- SET EXERCISE: Your task is to copy the listing exactly, with the pictures left out.

- DATA FOR THIS EXERCISE:
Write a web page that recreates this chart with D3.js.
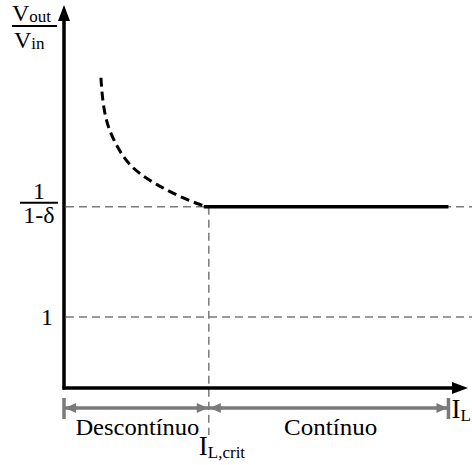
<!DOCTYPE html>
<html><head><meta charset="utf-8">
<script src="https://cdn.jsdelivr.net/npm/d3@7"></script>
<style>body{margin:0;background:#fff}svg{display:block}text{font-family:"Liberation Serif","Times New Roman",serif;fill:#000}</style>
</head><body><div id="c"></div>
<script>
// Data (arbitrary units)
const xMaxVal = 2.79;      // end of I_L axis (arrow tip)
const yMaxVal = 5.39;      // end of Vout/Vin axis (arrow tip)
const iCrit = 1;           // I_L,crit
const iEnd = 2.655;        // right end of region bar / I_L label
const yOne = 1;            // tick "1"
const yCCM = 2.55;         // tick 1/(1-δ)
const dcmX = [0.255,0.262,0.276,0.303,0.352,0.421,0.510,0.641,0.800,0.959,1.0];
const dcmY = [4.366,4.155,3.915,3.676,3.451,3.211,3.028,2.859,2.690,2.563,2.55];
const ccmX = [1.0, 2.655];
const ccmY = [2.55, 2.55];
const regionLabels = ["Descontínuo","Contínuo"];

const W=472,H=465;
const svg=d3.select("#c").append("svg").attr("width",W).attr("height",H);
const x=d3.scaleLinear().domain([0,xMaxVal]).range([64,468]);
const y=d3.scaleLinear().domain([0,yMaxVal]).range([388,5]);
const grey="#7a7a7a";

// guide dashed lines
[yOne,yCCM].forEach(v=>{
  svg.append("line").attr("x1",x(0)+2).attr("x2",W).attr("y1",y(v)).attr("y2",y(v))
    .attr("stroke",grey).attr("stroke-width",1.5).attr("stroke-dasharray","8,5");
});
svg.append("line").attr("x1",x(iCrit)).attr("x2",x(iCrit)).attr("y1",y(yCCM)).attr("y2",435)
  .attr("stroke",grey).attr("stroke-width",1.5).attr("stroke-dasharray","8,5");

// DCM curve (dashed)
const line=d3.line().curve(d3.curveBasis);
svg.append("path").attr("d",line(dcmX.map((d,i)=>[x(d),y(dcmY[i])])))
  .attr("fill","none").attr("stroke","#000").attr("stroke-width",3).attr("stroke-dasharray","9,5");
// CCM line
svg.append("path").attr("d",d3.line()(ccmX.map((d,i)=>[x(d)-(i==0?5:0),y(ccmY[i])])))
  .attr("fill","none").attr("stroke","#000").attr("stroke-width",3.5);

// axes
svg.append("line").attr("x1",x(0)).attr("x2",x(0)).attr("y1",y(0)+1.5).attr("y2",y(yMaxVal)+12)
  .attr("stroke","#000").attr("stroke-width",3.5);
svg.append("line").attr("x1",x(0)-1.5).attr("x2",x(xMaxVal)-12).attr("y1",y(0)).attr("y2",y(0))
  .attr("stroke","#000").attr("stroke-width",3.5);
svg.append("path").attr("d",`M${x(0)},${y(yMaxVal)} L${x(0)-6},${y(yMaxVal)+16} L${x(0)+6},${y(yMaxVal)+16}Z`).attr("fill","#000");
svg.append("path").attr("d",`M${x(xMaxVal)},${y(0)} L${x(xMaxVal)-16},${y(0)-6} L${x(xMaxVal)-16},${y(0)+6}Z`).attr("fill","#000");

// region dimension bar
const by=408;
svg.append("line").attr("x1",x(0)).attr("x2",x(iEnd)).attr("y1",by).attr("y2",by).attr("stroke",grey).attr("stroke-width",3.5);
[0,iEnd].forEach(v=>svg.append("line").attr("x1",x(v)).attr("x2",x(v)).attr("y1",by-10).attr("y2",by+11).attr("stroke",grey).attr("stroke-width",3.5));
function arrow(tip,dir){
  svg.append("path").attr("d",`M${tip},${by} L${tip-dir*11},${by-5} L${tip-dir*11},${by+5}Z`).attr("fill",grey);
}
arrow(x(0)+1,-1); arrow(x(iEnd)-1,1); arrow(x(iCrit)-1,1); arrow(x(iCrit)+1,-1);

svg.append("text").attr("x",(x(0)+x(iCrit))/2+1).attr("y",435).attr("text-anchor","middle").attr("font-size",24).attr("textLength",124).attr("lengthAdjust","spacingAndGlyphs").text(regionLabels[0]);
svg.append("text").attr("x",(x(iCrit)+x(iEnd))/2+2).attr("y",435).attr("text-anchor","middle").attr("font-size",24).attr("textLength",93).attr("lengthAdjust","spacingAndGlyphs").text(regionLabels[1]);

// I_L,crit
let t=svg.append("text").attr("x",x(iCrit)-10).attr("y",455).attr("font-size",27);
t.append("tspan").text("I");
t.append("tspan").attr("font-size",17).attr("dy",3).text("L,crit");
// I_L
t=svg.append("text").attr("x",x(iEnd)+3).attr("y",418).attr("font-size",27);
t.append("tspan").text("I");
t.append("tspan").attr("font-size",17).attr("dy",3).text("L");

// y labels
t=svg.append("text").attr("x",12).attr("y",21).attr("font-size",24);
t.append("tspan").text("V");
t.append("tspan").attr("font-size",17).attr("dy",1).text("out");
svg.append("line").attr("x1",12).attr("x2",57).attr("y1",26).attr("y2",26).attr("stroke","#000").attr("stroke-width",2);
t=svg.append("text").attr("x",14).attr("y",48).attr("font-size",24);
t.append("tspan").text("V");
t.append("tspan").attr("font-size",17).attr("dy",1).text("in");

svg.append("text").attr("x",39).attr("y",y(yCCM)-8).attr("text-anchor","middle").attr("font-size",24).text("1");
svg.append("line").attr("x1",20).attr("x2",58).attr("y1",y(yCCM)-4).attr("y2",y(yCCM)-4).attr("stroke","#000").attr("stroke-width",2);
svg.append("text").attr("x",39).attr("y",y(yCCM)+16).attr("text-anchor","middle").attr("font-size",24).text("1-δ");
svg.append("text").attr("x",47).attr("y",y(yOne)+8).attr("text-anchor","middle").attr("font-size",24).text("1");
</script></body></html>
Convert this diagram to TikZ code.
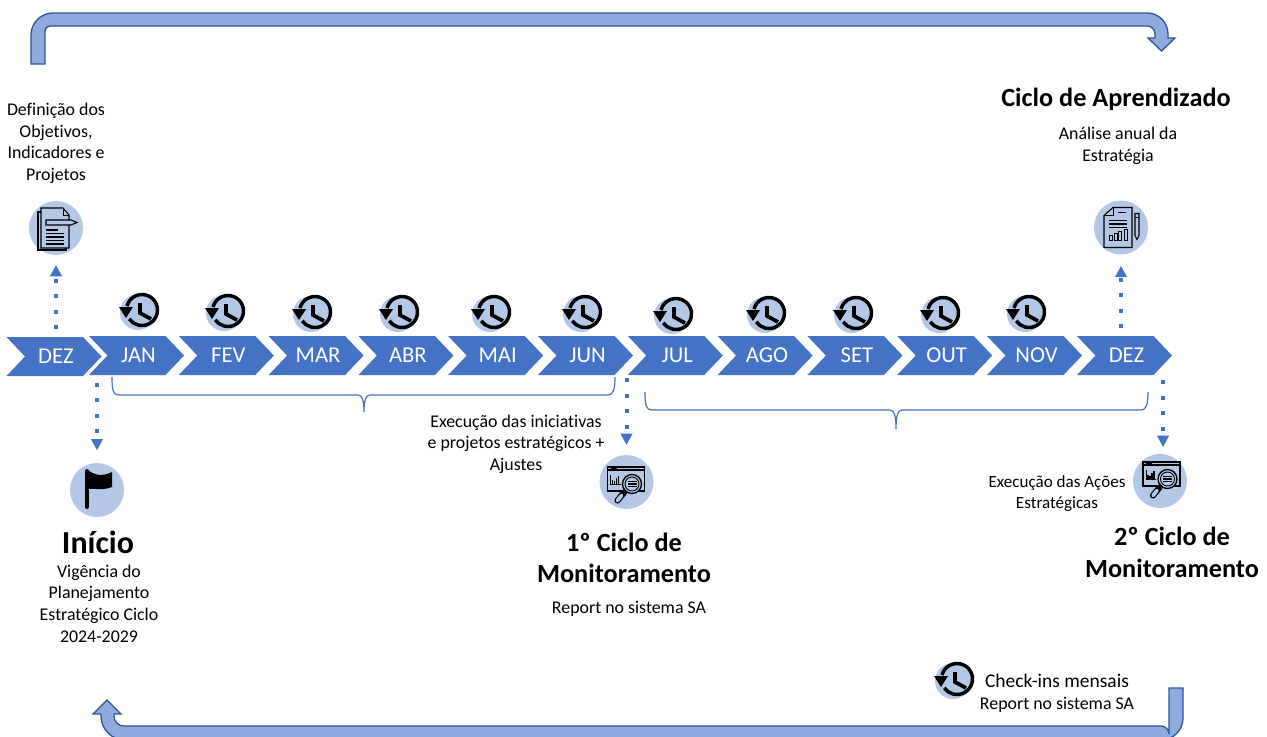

- CORRECT RESPONSE:
Write a web page that recreates this chart with D3.js.
<!DOCTYPE html>
<html><head><meta charset="utf-8">
<script src="https://cdn.jsdelivr.net/npm/d3@7"></script>
<style>body{margin:0;background:#fff}svg{display:block}text{font-family:"Liberation Serif","Times New Roman",serif;fill:#000}</style>
</head><body><div id="c"></div>
<script>
// Data (arbitrary units)
const xMaxVal = 2.79;      // end of I_L axis (arrow tip)
const yMaxVal = 5.39;      // end of Vout/Vin axis (arrow tip)
const iCrit = 1;           // I_L,crit
const iEnd = 2.655;        // right end of region bar / I_L label
const yOne = 1;            // tick "1"
const yCCM = 2.55;         // tick 1/(1-δ)
const dcmX = [0.255,0.262,0.276,0.303,0.352,0.421,0.510,0.641,0.800,0.959,1.0];
const dcmY = [4.366,4.155,3.915,3.676,3.451,3.211,3.028,2.859,2.690,2.563,2.55];
const ccmX = [1.0, 2.655];
const ccmY = [2.55, 2.55];
const regionLabels = ["Descontínuo","Contínuo"];

const W=472,H=465;
const svg=d3.select("#c").append("svg").attr("width",W).attr("height",H);
const x=d3.scaleLinear().domain([0,xMaxVal]).range([64,468]);
const y=d3.scaleLinear().domain([0,yMaxVal]).range([388,5]);
const grey="#7a7a7a";

// guide dashed lines
[yOne,yCCM].forEach(v=>{
  svg.append("line").attr("x1",x(0)+2).attr("x2",W).attr("y1",y(v)).attr("y2",y(v))
    .attr("stroke",grey).attr("stroke-width",1.5).attr("stroke-dasharray","8,5");
});
svg.append("line").attr("x1",x(iCrit)).attr("x2",x(iCrit)).attr("y1",y(yCCM)).attr("y2",435)
  .attr("stroke",grey).attr("stroke-width",1.5).attr("stroke-dasharray","8,5");

// DCM curve (dashed)
const line=d3.line().curve(d3.curveBasis);
svg.append("path").attr("d",line(dcmX.map((d,i)=>[x(d),y(dcmY[i])])))
  .attr("fill","none").attr("stroke","#000").attr("stroke-width",3).attr("stroke-dasharray","9,5");
// CCM line
svg.append("path").attr("d",d3.line()(ccmX.map((d,i)=>[x(d)-(i==0?5:0),y(ccmY[i])])))
  .attr("fill","none").attr("stroke","#000").attr("stroke-width",3.5);

// axes
svg.append("line").attr("x1",x(0)).attr("x2",x(0)).attr("y1",y(0)+1.5).attr("y2",y(yMaxVal)+12)
  .attr("stroke","#000").attr("stroke-width",3.5);
svg.append("line").attr("x1",x(0)-1.5).attr("x2",x(xMaxVal)-12).attr("y1",y(0)).attr("y2",y(0))
  .attr("stroke","#000").attr("stroke-width",3.5);
svg.append("path").attr("d",`M${x(0)},${y(yMaxVal)} L${x(0)-6},${y(yMaxVal)+16} L${x(0)+6},${y(yMaxVal)+16}Z`).attr("fill","#000");
svg.append("path").attr("d",`M${x(xMaxVal)},${y(0)} L${x(xMaxVal)-16},${y(0)-6} L${x(xMaxVal)-16},${y(0)+6}Z`).attr("fill","#000");

// region dimension bar
const by=408;
svg.append("line").attr("x1",x(0)).attr("x2",x(iEnd)).attr("y1",by).attr("y2",by).attr("stroke",grey).attr("stroke-width",3.5);
[0,iEnd].forEach(v=>svg.append("line").attr("x1",x(v)).attr("x2",x(v)).attr("y1",by-10).attr("y2",by+11).attr("stroke",grey).attr("stroke-width",3.5));
function arrow(tip,dir){
  svg.append("path").attr("d",`M${tip},${by} L${tip-dir*11},${by-5} L${tip-dir*11},${by+5}Z`).attr("fill",grey);
}
arrow(x(0)+1,-1); arrow(x(iEnd)-1,1); arrow(x(iCrit)-1,1); arrow(x(iCrit)+1,-1);

svg.append("text").attr("x",(x(0)+x(iCrit))/2+1).attr("y",435).attr("text-anchor","middle").attr("font-size",24).attr("textLength",124).attr("lengthAdjust","spacingAndGlyphs").text(regionLabels[0]);
svg.append("text").attr("x",(x(iCrit)+x(iEnd))/2+2).attr("y",435).attr("text-anchor","middle").attr("font-size",24).attr("textLength",93).attr("lengthAdjust","spacingAndGlyphs").text(regionLabels[1]);

// I_L,crit
let t=svg.append("text").attr("x",x(iCrit)-10).attr("y",455).attr("font-size",27);
t.append("tspan").text("I");
t.append("tspan").attr("font-size",17).attr("dy",3).text("L,crit");
// I_L
t=svg.append("text").attr("x",x(iEnd)+3).attr("y",418).attr("font-size",27);
t.append("tspan").text("I");
t.append("tspan").attr("font-size",17).attr("dy",3).text("L");

// y labels
t=svg.append("text").attr("x",12).attr("y",21).attr("font-size",24);
t.append("tspan").text("V");
t.append("tspan").attr("font-size",17).attr("dy",1).text("out");
svg.append("line").attr("x1",12).attr("x2",57).attr("y1",26).attr("y2",26).attr("stroke","#000").attr("stroke-width",2);
t=svg.append("text").attr("x",14).attr("y",48).attr("font-size",24);
t.append("tspan").text("V");
t.append("tspan").attr("font-size",17).attr("dy",1).text("in");

svg.append("text").attr("x",39).attr("y",y(yCCM)-8).attr("text-anchor","middle").attr("font-size",24).text("1");
svg.append("line").attr("x1",20).attr("x2",58).attr("y1",y(yCCM)-4).attr("y2",y(yCCM)-4).attr("stroke","#000").attr("stroke-width",2);
svg.append("text").attr("x",39).attr("y",y(yCCM)+16).attr("text-anchor","middle").attr("font-size",24).text("1-δ");
svg.append("text").attr("x",47).attr("y",y(yOne)+8).attr("text-anchor","middle").attr("font-size",24).text("1");
</script></body></html>
Convert this diagram to TikZ code.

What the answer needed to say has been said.